**EXERCISE TASK:**
Take each line that has the word "matplotlib" and return it.

**DATA IN THIS EXERCISE:**
==*==

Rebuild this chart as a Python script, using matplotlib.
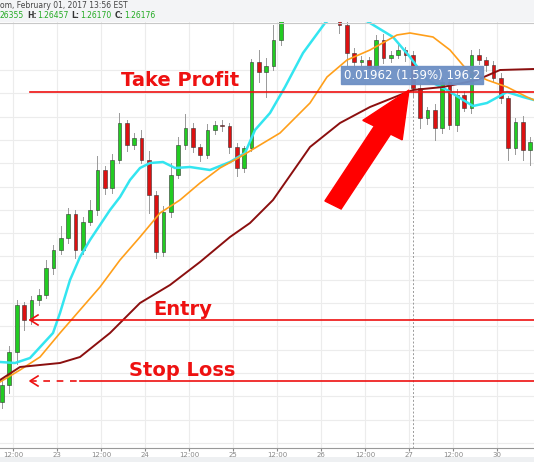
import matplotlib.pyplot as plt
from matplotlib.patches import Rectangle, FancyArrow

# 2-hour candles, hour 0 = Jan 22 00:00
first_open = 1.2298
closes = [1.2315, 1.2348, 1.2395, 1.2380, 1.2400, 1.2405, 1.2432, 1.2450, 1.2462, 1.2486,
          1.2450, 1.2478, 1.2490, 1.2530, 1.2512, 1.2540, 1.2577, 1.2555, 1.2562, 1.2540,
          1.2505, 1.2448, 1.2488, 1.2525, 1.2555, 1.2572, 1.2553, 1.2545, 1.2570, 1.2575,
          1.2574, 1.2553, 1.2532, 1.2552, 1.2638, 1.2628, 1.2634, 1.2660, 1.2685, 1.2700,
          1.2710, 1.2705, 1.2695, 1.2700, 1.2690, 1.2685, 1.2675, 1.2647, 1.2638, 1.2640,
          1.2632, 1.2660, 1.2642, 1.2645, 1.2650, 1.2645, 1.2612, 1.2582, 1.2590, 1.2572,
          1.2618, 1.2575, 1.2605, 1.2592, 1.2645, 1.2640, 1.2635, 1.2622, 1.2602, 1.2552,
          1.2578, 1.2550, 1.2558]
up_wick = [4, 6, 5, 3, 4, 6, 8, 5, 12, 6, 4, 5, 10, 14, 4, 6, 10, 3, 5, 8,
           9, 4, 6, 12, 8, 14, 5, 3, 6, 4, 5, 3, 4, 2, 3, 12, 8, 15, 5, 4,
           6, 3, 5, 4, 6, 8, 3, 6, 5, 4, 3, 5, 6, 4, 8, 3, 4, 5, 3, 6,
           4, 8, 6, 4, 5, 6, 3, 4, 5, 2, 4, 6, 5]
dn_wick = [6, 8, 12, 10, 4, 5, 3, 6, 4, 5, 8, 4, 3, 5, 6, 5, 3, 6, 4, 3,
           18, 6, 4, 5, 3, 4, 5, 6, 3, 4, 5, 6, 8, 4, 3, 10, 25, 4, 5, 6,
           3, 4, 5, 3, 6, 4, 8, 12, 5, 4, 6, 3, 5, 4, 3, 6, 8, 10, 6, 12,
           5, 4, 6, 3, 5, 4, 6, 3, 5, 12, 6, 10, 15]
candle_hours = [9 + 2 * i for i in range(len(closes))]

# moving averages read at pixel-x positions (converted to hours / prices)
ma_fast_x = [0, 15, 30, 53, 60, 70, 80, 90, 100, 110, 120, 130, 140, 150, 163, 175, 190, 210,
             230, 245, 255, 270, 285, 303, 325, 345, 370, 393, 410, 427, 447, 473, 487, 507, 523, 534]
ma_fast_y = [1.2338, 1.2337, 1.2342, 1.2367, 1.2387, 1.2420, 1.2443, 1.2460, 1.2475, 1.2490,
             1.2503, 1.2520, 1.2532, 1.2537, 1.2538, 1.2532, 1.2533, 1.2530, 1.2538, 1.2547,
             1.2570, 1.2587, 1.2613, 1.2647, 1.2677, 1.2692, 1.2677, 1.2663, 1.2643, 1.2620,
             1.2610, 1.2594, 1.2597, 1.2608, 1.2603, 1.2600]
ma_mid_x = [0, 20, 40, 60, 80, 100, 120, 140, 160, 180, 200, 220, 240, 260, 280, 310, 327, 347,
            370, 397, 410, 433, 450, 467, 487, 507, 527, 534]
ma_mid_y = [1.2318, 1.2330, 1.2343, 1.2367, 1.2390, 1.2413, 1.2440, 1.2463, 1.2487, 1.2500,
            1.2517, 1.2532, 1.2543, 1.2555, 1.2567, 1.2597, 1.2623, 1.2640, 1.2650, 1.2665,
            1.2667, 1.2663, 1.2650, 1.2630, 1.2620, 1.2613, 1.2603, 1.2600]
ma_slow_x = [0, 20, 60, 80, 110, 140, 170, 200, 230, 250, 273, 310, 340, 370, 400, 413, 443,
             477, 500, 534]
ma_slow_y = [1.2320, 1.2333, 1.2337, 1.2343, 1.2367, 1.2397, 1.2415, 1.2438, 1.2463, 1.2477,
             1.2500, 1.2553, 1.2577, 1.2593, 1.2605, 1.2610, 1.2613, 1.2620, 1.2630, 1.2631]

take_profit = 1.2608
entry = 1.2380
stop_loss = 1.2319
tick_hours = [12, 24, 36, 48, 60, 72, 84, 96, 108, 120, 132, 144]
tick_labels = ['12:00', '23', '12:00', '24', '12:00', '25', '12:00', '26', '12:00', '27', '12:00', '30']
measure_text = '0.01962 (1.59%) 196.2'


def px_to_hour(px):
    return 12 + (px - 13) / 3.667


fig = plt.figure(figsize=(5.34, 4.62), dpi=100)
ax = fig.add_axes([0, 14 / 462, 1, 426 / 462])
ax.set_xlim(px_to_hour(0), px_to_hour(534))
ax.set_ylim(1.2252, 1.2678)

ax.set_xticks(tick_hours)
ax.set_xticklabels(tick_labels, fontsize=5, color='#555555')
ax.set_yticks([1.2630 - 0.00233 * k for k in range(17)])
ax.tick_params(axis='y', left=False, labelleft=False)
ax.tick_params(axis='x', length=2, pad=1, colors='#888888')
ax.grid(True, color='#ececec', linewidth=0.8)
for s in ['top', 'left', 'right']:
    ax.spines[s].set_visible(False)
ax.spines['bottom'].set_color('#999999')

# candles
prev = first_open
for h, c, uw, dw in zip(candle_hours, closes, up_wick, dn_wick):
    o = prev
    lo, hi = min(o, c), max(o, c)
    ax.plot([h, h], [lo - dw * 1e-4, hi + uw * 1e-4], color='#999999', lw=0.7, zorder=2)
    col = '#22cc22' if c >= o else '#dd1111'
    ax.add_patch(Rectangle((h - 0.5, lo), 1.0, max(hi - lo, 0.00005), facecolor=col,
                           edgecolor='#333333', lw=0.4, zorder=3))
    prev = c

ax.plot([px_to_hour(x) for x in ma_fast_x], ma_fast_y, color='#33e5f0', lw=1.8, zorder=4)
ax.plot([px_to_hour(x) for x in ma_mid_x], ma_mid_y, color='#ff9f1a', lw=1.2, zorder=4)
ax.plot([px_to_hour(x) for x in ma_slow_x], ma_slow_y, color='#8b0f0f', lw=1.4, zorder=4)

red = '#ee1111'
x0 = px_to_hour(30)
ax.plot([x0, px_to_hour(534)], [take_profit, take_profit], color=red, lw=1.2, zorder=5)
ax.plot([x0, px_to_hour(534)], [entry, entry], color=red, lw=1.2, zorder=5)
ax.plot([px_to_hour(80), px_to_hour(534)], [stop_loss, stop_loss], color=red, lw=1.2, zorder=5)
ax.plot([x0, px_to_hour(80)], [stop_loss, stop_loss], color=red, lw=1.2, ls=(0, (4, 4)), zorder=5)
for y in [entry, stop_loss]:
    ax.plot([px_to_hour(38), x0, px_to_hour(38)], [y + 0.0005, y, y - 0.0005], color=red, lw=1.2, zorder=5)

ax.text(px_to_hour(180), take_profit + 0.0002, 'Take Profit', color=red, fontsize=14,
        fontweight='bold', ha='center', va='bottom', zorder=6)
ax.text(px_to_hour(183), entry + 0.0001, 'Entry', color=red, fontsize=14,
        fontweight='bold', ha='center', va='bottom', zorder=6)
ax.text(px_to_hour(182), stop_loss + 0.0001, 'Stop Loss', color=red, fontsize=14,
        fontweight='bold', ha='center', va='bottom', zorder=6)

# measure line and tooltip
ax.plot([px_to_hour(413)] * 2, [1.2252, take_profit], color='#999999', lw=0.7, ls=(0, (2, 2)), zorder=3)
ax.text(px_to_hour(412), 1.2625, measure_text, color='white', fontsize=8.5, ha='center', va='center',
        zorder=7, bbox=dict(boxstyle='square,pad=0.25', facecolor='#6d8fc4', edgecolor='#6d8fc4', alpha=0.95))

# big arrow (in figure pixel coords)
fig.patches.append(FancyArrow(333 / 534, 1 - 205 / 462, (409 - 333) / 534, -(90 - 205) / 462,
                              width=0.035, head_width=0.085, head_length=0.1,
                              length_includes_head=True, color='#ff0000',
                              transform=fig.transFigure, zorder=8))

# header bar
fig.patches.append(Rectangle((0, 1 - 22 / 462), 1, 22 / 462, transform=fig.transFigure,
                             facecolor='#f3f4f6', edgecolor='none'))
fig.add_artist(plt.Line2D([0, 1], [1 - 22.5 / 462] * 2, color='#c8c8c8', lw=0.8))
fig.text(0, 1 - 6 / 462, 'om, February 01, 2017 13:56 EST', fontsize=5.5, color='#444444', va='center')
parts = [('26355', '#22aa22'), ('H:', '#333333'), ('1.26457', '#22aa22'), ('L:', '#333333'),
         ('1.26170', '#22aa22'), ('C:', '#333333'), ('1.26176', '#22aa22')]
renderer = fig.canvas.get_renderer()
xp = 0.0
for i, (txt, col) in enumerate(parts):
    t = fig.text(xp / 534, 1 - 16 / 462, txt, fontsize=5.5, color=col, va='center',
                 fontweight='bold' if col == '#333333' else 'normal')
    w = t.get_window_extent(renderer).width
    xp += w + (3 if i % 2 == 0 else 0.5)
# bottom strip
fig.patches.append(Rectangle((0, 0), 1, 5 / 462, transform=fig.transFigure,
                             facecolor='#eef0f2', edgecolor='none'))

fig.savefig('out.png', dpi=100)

==*==

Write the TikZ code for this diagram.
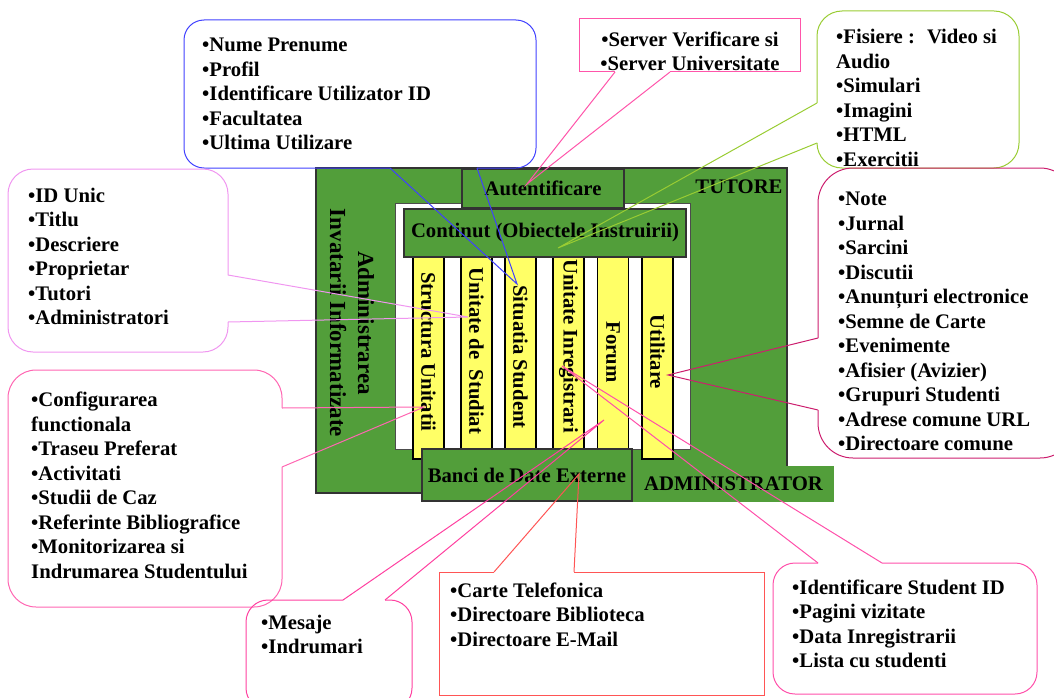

==*==

**EXERCISE OUTPUT:**
Rebuild this chart as a Python script, using matplotlib.
import matplotlib.pyplot as plt
from matplotlib.patches import Rectangle, FancyArrow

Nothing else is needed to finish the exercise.